Noon Meem Rashid, has been haunting readers and critics of modern Urdu poetry ever since he began his literary career, i.e. some 70 years ago. Much has been written on him but it seems that critics keep on finding new interpretations and new aspects of his poetry and, hence, keep on coming up with new books and articles on him.
Of late, there has been a steady flow of books and papers on Rashid. A couple of conferences were organised and some literary journals have published special issues on him. This is perhaps the kind of tribute that a great poet receives after his/her departure from this mortal abode.
Born Nazar Mohammad on August 1, 1910, in a small town in Gujranwala district of Punjab, Noon Meem Rashid died on October 9, 1975 — but he lives on.

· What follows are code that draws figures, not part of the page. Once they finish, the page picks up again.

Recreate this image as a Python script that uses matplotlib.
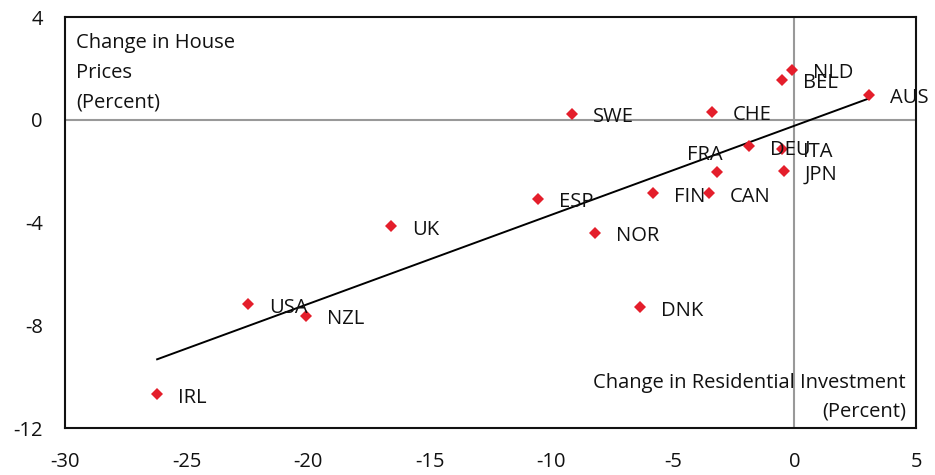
import numpy as np
import matplotlib
matplotlib.use("Agg")
import matplotlib.pyplot as plt

plt.rcParams['font.family'] = ['Open Sans', 'DejaVu Sans']
plt.rcParams['axes.unicode_minus'] = False

countries = ["AUS", "NLD", "BEL", "SWE", "CHE", "DEU", "ITA", "FRA", "JPN",
             "FIN", "CAN", "ESP", "UK", "NOR", "DNK", "USA", "NZL", "IRL"]
res_invest = [3.06, -0.09, -0.52, -9.15, -3.39, -1.85, -0.51, -3.18, -0.44,
              -5.83, -3.53, -10.56, -16.60, -8.21, -6.34, -22.46, -20.10, -26.21]
house_prices = [0.98, 1.94, 1.55, 0.23, 0.31, -1.04, -1.13, -2.05, -1.99,
                -2.87, -2.87, -3.07, -4.14, -4.39, -7.29, -7.18, -7.64, -10.69]
x_ticks = [-30, -25, -20, -15, -10, -5, 0, 5]
y_ticks = [-12, -8, -4, 0, 4]

x = np.array(res_invest)
y = np.array(house_prices)

FS = 14.5

fig = plt.figure(figsize=(9.35, 4.75), dpi=100)
ax = fig.add_axes([0.0695, 0.0989, 0.9102, 0.8653])
ax.set_xlim(-30, 5)
ax.set_ylim(-12, 4)

ax.axhline(0, color='#999999', lw=1.5, zorder=1)
ax.axvline(0, color='#999999', lw=1.5, zorder=1)

slope, intercept = np.polyfit(x, y, 1)
xs = np.array([x.min(), x.max()])
ax.plot(xs, slope * xs + intercept, color='black', lw=1.4, zorder=2)

ax.plot(x, y, linestyle='none', marker='D', ms=6, color='#E41E2B',
        markeredgewidth=0, zorder=3)

special = {"FRA": ((-9.1, 12.7), 'center')}
for c, xi, yi in zip(countries, x, y):
    off, ha = special.get(c, ((15.1, -2.5), 'left'))
    ax.annotate(c, (xi, yi), xytext=off, textcoords='offset points',
                ha=ha, va='center', fontsize=FS, color='#111111', zorder=4)

ax.set_xticks(x_ticks)
ax.set_yticks(y_ticks)
ax.tick_params(axis='both', length=0, labelsize=FS, colors='#111111')
ax.tick_params(axis='y', pad=16)
ax.tick_params(axis='x', pad=17)
for s in ax.spines.values():
    s.set_linewidth(1.5)
    s.set_color('#111111')

ax.text(0.013, 0.96, "Change in House\nPrices\n(Percent)", transform=ax.transAxes,
        ha='left', va='top', fontsize=FS, linespacing=1.62, color='#111111')
ax.text(0.988, 0.015, "Change in Residential Investment\n(Percent)", transform=ax.transAxes,
        ha='right', va='bottom', fontsize=FS, linespacing=1.57, color='#111111',
        multialignment='right')

fig.savefig("out.png", dpi=100)
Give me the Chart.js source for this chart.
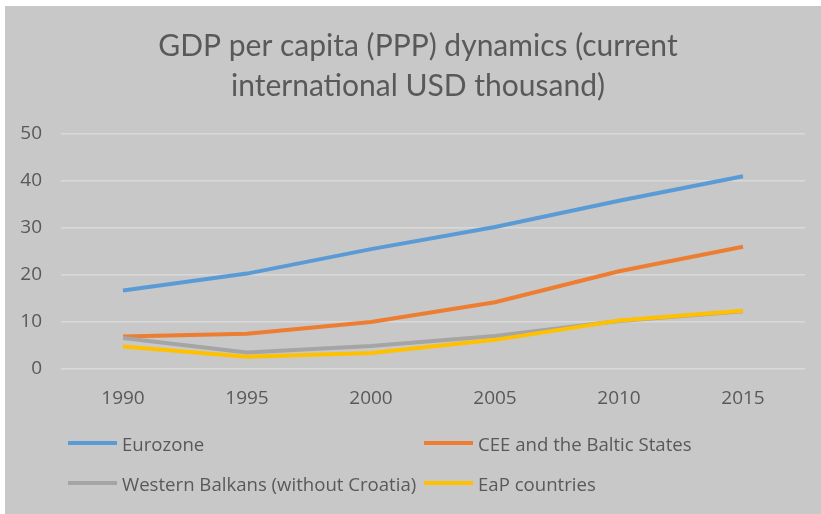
<!DOCTYPE html>
<html>
<head>
<meta charset="utf-8">
<script src="https://cdn.jsdelivr.net/npm/chart.js@4.4.0/dist/chart.umd.min.js"></script>
<style>
  html, body { margin: 0; padding: 0; background: #fff; }
  #wrap { position: absolute; left: 5px; top: 6px; width: 816px; height: 508px; background: #c8c8c8; }
  #gdpChart { position: absolute; left: 0; top: 0; }
  #legend {
    position: absolute; left: 63px; top: 417px;
    display: grid; grid-template-columns: 356px auto;
    font-family: 'Open Sans', sans-serif; font-size: 18.6px; color: #595959;
  }
  .item { display: flex; align-items: center; height: 40px; white-space: nowrap; }
  .swatch { width: 49px; height: 4px; margin-right: 5px; }
</style>
</head>
<body>
<div id="wrap">
  <canvas id="gdpChart" width="816" height="508"></canvas>
  <div id="legend"></div>
</div>
<script>
const years = ['1990', '1995', '2000', '2005', '2010', '2015'];

const eurozone = [16.7, 20.3, 25.5, 30.2, 35.8, 41.0];
const ceeBaltic = [6.9, 7.5, 10.0, 14.2, 20.8, 26.0];
const westernBalkans = [6.6, 3.5, 4.9, 7.0, 10.2, 12.3];
const eapCountries = [4.8, 2.6, 3.4, 6.2, 10.3, 12.4];

const yTicks = [0, 10, 20, 30, 40, 50];

const titleLines = ['GDP per capita (PPP) dynamics (current', 'international USD thousand)'];

const series = [
  { label: 'Eurozone', data: eurozone, color: '#5b9bd5' },
  { label: 'CEE and the Baltic States', data: ceeBaltic, color: '#ed7d31' },
  { label: 'Western Balkans (without Croatia)', data: westernBalkans, color: '#a5a5a5' },
  { label: 'EaP countries', data: eapCountries, color: '#ffc000' }
];

const textColor = '#595959';

// y tick labels sit left of the narrow axis box; widen its clip area
const unclipYLabels = {
  id: 'unclipYLabels',
  afterLayout(chart) { chart.scales.y.left = 0; }
};

const ctx = document.getElementById('gdpChart').getContext('2d');
const gdpChart = new Chart(ctx, {
  type: 'line',
  data: {
    labels: years,
    datasets: series.map((s, i) => ({
      label: s.label,
      data: s.data,
      borderColor: s.color,
      backgroundColor: s.color,
      borderWidth: 4,
      pointRadius: 0,
      tension: 0,
      order: series.length - i   // later series drawn on top, like Excel
    }))
  },
  plugins: [unclipYLabels],
  options: {
    responsive: false,
    animation: false,
    layout: { padding: { top: 0, left: 26, right: 16, bottom: 100 } },
    scales: {
      x: {
        offset: true,
        grid: { display: false, drawTicks: false },
        border: { display: false },
        ticks: { color: textColor, font: { family: 'Open Sans', size: 19 }, padding: 18 },
        afterFit: scale => { scale.height = 45; }
      },
      y: {
        min: 0,
        max: 50,
        afterBuildTicks: scale => { scale.ticks = yTicks.map(v => ({ value: v })); },
        grid: { color: '#d9d9d9', lineWidth: 1.5, drawTicks: false },
        border: { display: false },
        ticks: { color: textColor, font: { family: 'Open Sans', size: 19 }, padding: 19 },
        afterFit: scale => { scale.width = 30; }
      }
    },
    plugins: {
      legend: { display: false },
      tooltip: { enabled: false },
      title: {
        display: true,
        text: titleLines,
        color: textColor,
        font: { family: 'Lato', size: 30, weight: 'normal', lineHeight: 40 / 30 },
        padding: { top: 20, bottom: 28 }
      }
    }
  }
});

// legend laid out as a two-column grid, like the original
const legendEl = document.getElementById('legend');
series.forEach(s => {
  const item = document.createElement('div');
  item.className = 'item';
  const sw = document.createElement('span');
  sw.className = 'swatch';
  sw.style.background = s.color;
  item.appendChild(sw);
  item.appendChild(document.createTextNode(s.label));
  legendEl.appendChild(item);
});
</script>
</body>
</html>
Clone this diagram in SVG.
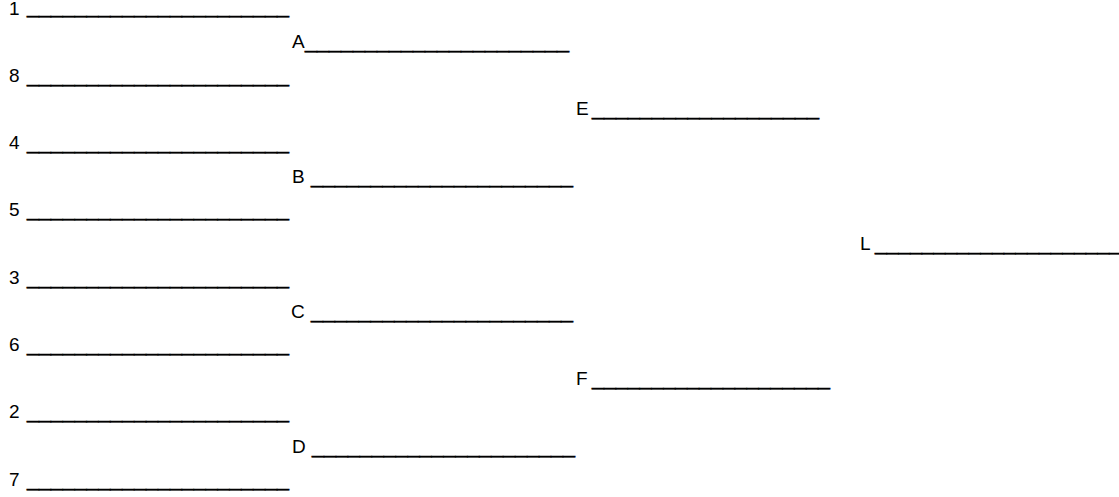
<svg xmlns="http://www.w3.org/2000/svg" width="1119" height="497" viewBox="0 0 1119 497">
<style>
text{font-family:"Liberation Sans",Arial,sans-serif;font-size:19px;fill:#000}
.u{stroke:#000;stroke-width:0.5}
</style>
<rect width="1119" height="497" fill="#fff"/>
<g id="connectors"></g>
<g id="n1"><text x="9" y="15">1</text><text class="u" x="27" y="13" textLength="262" lengthAdjust="spacingAndGlyphs">______________________</text></g>
<g id="n8"><text x="9" y="82">8</text><text class="u" x="27" y="82" textLength="262" lengthAdjust="spacingAndGlyphs">______________________</text></g>
<g id="n4"><text x="9" y="149">4</text><text class="u" x="27" y="149" textLength="262" lengthAdjust="spacingAndGlyphs">______________________</text></g>
<g id="n5"><text x="9" y="216">5</text><text class="u" x="27" y="216" textLength="262" lengthAdjust="spacingAndGlyphs">______________________</text></g>
<g id="n3"><text x="9" y="284">3</text><text class="u" x="27" y="284" textLength="262" lengthAdjust="spacingAndGlyphs">______________________</text></g>
<g id="n6"><text x="9" y="351">6</text><text class="u" x="27" y="351" textLength="262" lengthAdjust="spacingAndGlyphs">______________________</text></g>
<g id="n2"><text x="9" y="418">2</text><text class="u" x="27" y="418" textLength="262" lengthAdjust="spacingAndGlyphs">______________________</text></g>
<g id="n7"><text x="9" y="486">7</text><text class="u" x="27" y="486" textLength="262" lengthAdjust="spacingAndGlyphs">______________________</text></g>
<g id="nA"><text x="292" y="48">A</text><text class="u" x="305" y="48" textLength="264" lengthAdjust="spacingAndGlyphs">______________________</text></g>
<g id="nB"><text x="292" y="183">B</text><text class="u" x="311" y="183" textLength="262" lengthAdjust="spacingAndGlyphs">______________________</text></g>
<g id="nC"><text x="291" y="318">C</text><text class="u" x="311" y="318" textLength="262" lengthAdjust="spacingAndGlyphs">______________________</text></g>
<g id="nD"><text x="292" y="453">D</text><text class="u" x="312" y="453" textLength="263" lengthAdjust="spacingAndGlyphs">______________________</text></g>
<g id="nE"><text x="576" y="115">E</text><text class="u" x="592" y="115" textLength="227" lengthAdjust="spacingAndGlyphs">___________________</text></g>
<g id="nF"><text x="576" y="385">F</text><text class="u" x="592" y="385" textLength="238" lengthAdjust="spacingAndGlyphs">____________________</text></g>
<g id="nL"><text x="860" y="250">L</text><text class="u" x="875" y="250" textLength="246" lengthAdjust="spacingAndGlyphs">_____________________</text></g>
</svg>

What makes Rashid immortal? Is it his modernistic sensibility that makes him relevant even today? Is it the unusual diversity of themes and issues he writes about? Or is it his anti-colonial stance and heretical beliefs that attract certain readers? Another aspect of his poetry that entices many is his use of beautiful language markedly influenced by Persian poetry — a trait shared by two great poets of Urdu: Ghalib and Iqbal. Maybe, all of these factors together lend Rashid's poetry a charm that makes it so popular, albeit to a specific circle of readers who can appreciate and enjoy his modern imagery entwined with highly 'Persianised' language.
But the 'comeback' that Rashid is staging in a grand manner is really surprising for many as the number of readers who can truly enjoy a language full of Persian-like constructions and expressions is ever decreasing in our society. Many 'moderately enlightened' (a nonsensical coinage attributed to a former military ruler) scholars do not like Rashid's anti-imperialistic and anti-West stance even. In addition to that, many scholars of new generation do not fully grasp prosody or Persian — or both — let alone readers. And Mushfiq Khwaja had once remarked that “anybody who does not know Persian and prosody may not be a very good scholar of Urdu”.

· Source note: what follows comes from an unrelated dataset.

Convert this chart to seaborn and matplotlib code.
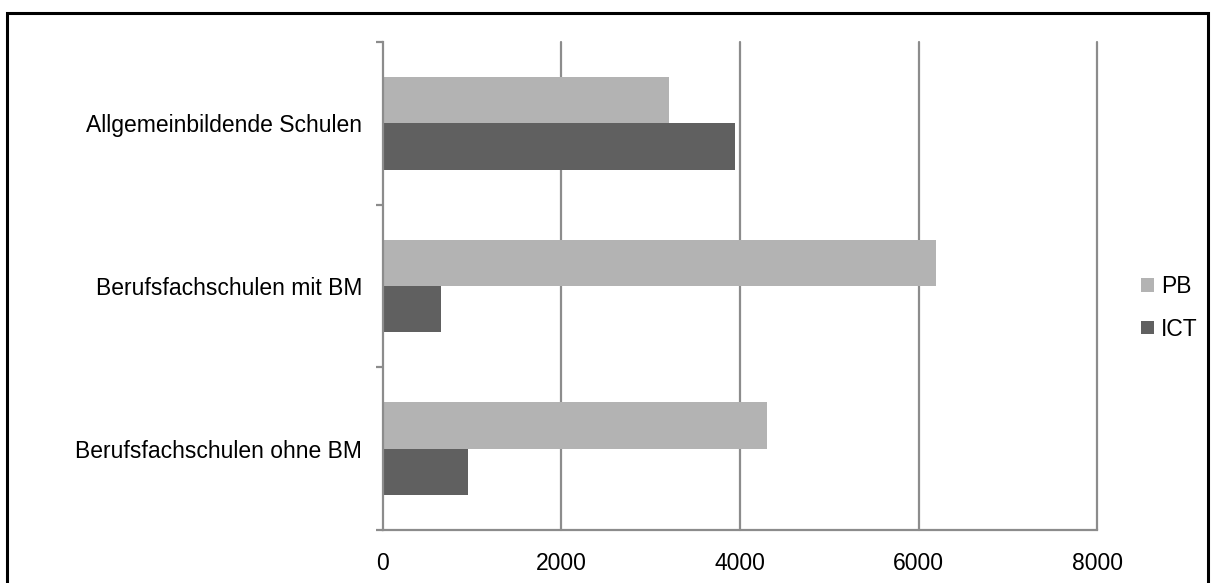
import matplotlib
matplotlib.use("Agg")
import matplotlib.pyplot as plt
import seaborn as sns
import pandas as pd
from matplotlib.patches import Rectangle

categories = ["Allgemeinbildende Schulen", "Berufsfachschulen mit BM", "Berufsfachschulen ohne BM"]
series_names = ["PB", "ICT"]
pb_values = [3200, 6200, 4300]
ict_values = [3940, 650, 950]
x_ticks = [0, 2000, 4000, 6000, 8000]

df = pd.DataFrame({
    "cat": categories * 2,
    "series": [series_names[0]] * 3 + [series_names[1]] * 3,
    "value": pb_values + ict_values,
})

sns.set_theme(style="white")
plt.rcParams["font.family"] = ["Liberation Sans", "DejaVu Sans"]
plt.rcParams["text.color"] = "black"
plt.rcParams["xtick.color"] = "black"
plt.rcParams["ytick.color"] = "black"

fig = plt.figure(figsize=(12.13, 5.83), dpi=100)
ax = fig.add_axes([0.3157, 0.0909, 0.5887, 0.8371])

colors = {"PB": "#b3b3b3", "ICT": "#606060"}
sns.barplot(data=df, y="cat", x="value", hue="series", order=categories,
            hue_order=series_names, palette=colors, width=0.57, ax=ax,
            edgecolor="none", linewidth=0, saturation=1, orient="h", legend=True)

ax.set_xlim(0, 8000)
ax.set_ylim(2.5, -0.5)
ax.set_xticks(x_ticks)
ax.set_xticklabels([str(t) for t in x_ticks], fontsize=16.5, color="black")
ax.set_yticks([0, 1, 2])
ax.set_yticklabels(categories, fontsize=16.5, color="black")
ax.tick_params(axis="y", which="major", length=0, pad=15)
ax.tick_params(axis="x", which="major", length=0, pad=16)
ax.set_xlabel("")
ax.set_ylabel("")

for x in x_ticks[1:]:
    ax.axvline(x, color="#8c8c8c", lw=1.6, zorder=0, clip_on=False)

for s in ["top", "right"]:
    ax.spines[s].set_visible(False)
for s in ["left", "bottom"]:
    ax.spines[s].set_color("#8c8c8c")
    ax.spines[s].set_linewidth(1.6)

ax.set_yticks([-0.5, 0.5, 1.5, 2.5], minor=True)
ax.tick_params(axis="y", which="minor", left=True, length=5, direction="out",
               color="#8c8c8c", width=1.6)
ax.set_xticks(x_ticks, minor=True)
ax.tick_params(axis="x", which="minor", bottom=True, length=5, direction="out",
               color="#8c8c8c", width=1.6)

leg = ax.legend(loc="center left", bbox_to_anchor=(1.033, 0.455), frameon=False,
                fontsize=16.5, handlelength=0.55, handleheight=0.55, handletextpad=0.3,
                labelspacing=0.85)
for t in leg.get_texts():
    t.set_color("black")

fig.patches.append(Rectangle((0.006, -0.05), 0.99, 1.027, transform=fig.transFigure,
                             fill=False, edgecolor="black", linewidth=2.2))

fig.savefig("out.png", dpi=100)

The decline of Persian in our society has led to many losses, one of which is the inability to understand the works of many Urdu writers, who have written in Persian as well, in toto. Prof Dr Tehseen Firaqi has revealed in his new book ' Hasan koozagar ' that N. M. Rashid had composed poetry in Persian too. Rashid had given some interviews in Persian language during his stay in Iran from 1967 to 1974.
These interviews were published in some Iranian magazines and unless that poetry and those interviews are read, says Dr Firaqi, it would not be fair to judge N. M. Rashid. Or, at least, the evaluation of Rashid would be left with many dots to be joined.
The book is yet another feather in Punjab University's cap as its Oriental College's Urdu department has published it and it is the latest in the series of some very valuable books that the varsity's Urdu department came up with under the chairmanship of Dr Firaqi.
The book is quite different from the ones published recently on Rashid in the sense that it invites to see Rashid and his works in totality.
Prof Firaqi has recently retired from the Oriental College as chairman of the Urdu department and has deservingly got a post at the university's coveted project of Urdu encyclopaedia of Islam.
He had taught at Tehran University between 2005 and 2008 and, taking full advantage of his stay in Iran and his amazing command over Persian and prosody, had dug into some rare interviews of N. M. Rashid published in Iran years ago. The book includes, in addition to Firaqi's detailed article on Rashid, the poet's five letters to Dr Laiq Babri and the original Persian text of the three interviews with annotated Urdu translation and introduction. The result is a meticulous analysis of Rashid's poetry and an invitation to see and understand Rashid in entirety.
In the introduction to the book, Firaqi has emphasised the need for an edited and definitive version of collected works of Rashid as in the earlier editions some typographical errors had crept in.
At times, these errors have rendered the text incomprehensible and misled the critics such as Hameed Naseem who are considered a connoisseur of modern poetry. Firaqi has a difference of opinion with other critics of Rashid too and sees Rashid's poetry from a different standpoint, a right that no one can deny him.
This refreshingly different book has a lesson to teach to many of Urdu's so called scholars and professors: it brings up some new aspects of Rashid's poetry, a basic requirement of and justification for writing a new book or a new research paper; a fact that is so obvious that it need not be said, of course, but it somehow seems to skip most writers of what is called 'maqala' with much awe and affection and is published in Urdu research journals with much fanfare these days.
But most of these so called 'maqalas', I am sorry to say, do not conform to the standard as they only repeat old stuff by paraphrasing the already published material and are aimed at only fulfilling the condition (imposed on university teachers by HEC) of getting a specific number of research papers published in order to be eligible for promotion.
Anyway, many of us can learn a thing or two by this book. And, as they say, it's never too late to mend — and to learn a few useful things.